Program steering wheel controls (if retained) via the aftermarket harness’s data bus interface. Most modules require entering a vehicle-specific code–refer to the manufacturer’s lookup tool using the vehicle’s VIN. For retained equalizer settings, connect the gray/yellow wire (if present) to the new unit’s data input; this preserves factory tuning profiles like “Rock” or “Bass Boost.” Secure the dash panel by aligning clips before snapping into place–misaligned tabs can warp trim or damage wiring over time.

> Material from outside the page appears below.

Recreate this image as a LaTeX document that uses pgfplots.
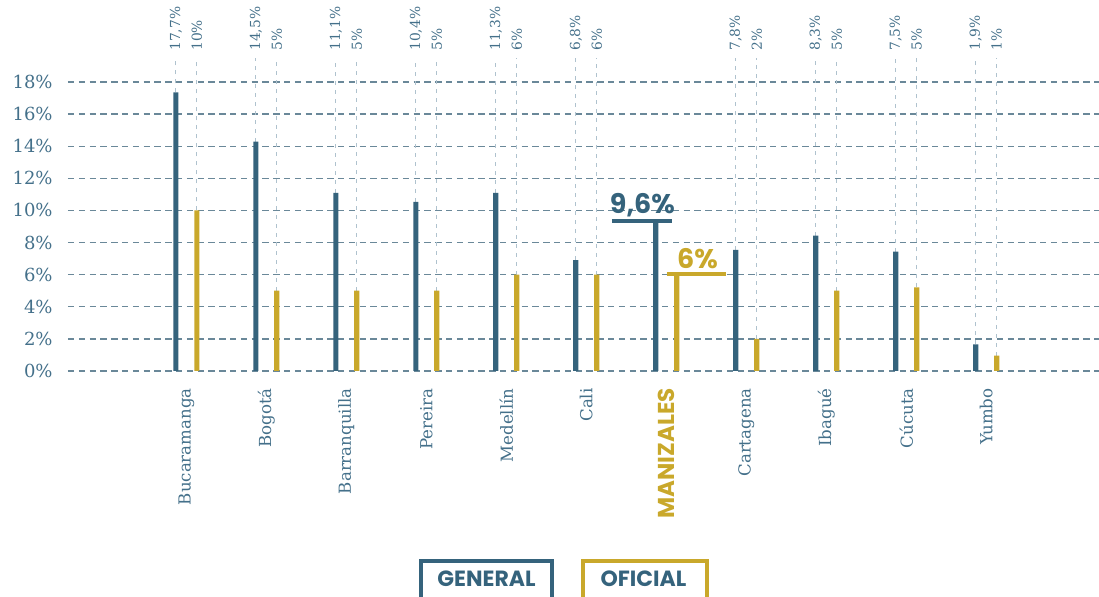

Identifying and Avoiding Power Antenna Wire Pitfalls in Electrical Schematics

Locate the antenna motor lead in the harness by tracking the wire color codes–typically a single solid pink or pink with a stripe in older vehicle audio systems. Confirm its function by testing for 12V activation when the radio is turned on, not during accessory power. Mislabeling this wire as a constant power source causes amplifier backfeed, draining the battery within hours. Use a multimeter in DC voltage mode rather than a test light to distinguish between switched antenna power and fused circuits, as test lights cannot detect low-current loads accurately.

Common errors in schematics include conflating the antenna trigger wire with the amp remote turn-on lead or the dimmer circuit. The antenna motor wire should only show voltage when the audio system is powered and engaging the mast, while the amp remote wire activates external amplifiers. Below is a comparison of typical wire behaviors:

Wire Type Expected Voltage (Radio ON) Expected Voltage (Radio OFF) Failure Risk if Misconnected
Antenna Motor 12V (momentary) 0V Drained battery
Amp Remote 12V (constant) 0V Amplifier overheating
Dimmer Circuit 0-12V (adjustable) 0V or partial voltage Display malfunction

Prevent cross-wiring by stripping only 5mm of insulation when probing wires, avoiding accidental contact with adjacent terminals. If the antenna fails to retract after radio shutdown, check for a short to ground–in older models, the retract relay may stick if the motor draws excessive current. Replace the relay if resistance exceeds 5 ohms across its coil terminals, ensuring the system defaults to a safe OFF state when powered down.